• Exercise:
Transcribe the listing below from its opening line up to and including the line that contains "import * as"; reproduce nothing else.

(Recorded data)
● ● ● ●

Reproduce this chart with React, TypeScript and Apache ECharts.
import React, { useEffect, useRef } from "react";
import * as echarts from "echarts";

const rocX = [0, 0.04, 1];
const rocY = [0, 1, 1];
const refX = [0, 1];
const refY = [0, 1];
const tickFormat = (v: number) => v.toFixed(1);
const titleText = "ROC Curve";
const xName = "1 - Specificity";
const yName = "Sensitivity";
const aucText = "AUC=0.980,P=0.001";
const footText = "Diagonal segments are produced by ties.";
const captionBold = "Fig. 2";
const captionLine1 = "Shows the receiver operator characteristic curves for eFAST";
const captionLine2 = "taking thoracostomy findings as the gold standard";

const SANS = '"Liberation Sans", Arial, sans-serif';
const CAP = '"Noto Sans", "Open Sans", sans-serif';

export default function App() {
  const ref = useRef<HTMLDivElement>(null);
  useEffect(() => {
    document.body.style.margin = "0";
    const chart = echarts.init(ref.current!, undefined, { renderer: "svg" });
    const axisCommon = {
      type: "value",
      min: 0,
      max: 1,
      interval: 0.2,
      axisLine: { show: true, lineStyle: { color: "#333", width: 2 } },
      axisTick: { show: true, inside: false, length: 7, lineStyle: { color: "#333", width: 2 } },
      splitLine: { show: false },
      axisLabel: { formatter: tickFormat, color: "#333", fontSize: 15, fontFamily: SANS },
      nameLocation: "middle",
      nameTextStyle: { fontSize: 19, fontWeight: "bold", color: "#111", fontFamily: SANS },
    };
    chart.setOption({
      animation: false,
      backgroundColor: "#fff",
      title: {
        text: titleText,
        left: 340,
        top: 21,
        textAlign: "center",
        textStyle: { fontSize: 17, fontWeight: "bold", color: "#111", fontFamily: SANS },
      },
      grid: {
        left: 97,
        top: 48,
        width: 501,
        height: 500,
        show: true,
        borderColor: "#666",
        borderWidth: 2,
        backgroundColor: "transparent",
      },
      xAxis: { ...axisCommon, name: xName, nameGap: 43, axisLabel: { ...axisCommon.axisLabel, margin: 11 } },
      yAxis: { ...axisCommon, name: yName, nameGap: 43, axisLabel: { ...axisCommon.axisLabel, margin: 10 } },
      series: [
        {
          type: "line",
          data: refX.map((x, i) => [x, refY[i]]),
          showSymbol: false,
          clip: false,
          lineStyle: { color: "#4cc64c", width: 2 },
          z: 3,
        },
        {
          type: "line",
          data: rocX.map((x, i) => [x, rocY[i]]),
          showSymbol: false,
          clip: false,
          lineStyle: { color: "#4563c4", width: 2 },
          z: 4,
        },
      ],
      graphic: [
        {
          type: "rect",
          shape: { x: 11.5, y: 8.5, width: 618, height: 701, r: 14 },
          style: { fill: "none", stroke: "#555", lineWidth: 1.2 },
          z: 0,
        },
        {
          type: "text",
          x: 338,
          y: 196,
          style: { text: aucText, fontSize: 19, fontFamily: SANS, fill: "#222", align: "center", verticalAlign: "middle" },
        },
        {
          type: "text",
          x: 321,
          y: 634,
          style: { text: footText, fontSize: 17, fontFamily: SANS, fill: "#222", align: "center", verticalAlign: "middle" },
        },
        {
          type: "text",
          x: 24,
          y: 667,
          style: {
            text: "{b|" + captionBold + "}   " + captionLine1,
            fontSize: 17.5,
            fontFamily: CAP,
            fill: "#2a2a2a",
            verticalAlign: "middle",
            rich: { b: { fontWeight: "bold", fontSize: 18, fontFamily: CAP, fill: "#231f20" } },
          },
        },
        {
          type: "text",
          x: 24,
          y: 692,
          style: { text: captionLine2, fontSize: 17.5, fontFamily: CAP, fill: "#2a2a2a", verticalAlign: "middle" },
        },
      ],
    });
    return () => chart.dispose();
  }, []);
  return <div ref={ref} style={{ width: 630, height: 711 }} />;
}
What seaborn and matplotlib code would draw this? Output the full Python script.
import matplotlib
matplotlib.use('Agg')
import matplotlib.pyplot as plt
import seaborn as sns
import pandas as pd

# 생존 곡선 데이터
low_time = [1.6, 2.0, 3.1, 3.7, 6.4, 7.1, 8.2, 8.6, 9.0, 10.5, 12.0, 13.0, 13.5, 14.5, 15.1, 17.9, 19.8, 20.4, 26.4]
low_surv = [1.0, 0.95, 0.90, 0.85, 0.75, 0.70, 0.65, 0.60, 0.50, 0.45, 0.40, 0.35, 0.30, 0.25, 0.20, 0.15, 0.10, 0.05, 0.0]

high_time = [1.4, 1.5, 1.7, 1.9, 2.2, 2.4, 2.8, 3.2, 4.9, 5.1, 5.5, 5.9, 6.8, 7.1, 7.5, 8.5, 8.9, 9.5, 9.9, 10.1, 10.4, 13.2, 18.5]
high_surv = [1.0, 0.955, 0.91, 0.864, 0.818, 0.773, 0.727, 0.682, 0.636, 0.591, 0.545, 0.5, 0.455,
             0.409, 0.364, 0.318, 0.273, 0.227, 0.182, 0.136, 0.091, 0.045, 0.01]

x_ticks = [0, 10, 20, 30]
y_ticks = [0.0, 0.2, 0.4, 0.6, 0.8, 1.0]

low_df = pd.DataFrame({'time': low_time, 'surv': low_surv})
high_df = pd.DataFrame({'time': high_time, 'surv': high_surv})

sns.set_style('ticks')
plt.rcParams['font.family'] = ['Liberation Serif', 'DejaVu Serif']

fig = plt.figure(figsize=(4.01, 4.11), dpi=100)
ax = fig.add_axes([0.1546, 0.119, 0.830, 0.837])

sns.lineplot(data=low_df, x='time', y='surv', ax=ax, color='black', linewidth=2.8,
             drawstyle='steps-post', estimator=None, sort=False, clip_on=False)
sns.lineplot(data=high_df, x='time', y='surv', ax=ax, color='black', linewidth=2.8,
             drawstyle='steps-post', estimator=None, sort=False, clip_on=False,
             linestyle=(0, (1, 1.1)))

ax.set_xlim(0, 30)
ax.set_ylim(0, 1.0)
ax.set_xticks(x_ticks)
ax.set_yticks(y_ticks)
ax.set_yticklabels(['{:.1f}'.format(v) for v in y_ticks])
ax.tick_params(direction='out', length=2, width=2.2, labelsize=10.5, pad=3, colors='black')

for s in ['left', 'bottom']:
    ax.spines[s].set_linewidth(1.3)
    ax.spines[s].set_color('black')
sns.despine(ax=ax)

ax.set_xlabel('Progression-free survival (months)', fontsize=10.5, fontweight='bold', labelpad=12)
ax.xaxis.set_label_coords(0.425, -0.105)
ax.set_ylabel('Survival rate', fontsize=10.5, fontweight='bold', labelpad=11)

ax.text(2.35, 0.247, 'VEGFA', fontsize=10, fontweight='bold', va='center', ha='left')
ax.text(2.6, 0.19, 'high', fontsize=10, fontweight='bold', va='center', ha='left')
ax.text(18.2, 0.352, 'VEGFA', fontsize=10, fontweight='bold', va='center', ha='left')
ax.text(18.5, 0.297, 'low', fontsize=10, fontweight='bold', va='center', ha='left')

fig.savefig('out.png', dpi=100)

● ● ● ●

• Exercise answer:
Reproduce this chart with React, TypeScript and Apache ECharts.
import React, { useEffect, useRef } from "react";
import * as echarts from "echarts";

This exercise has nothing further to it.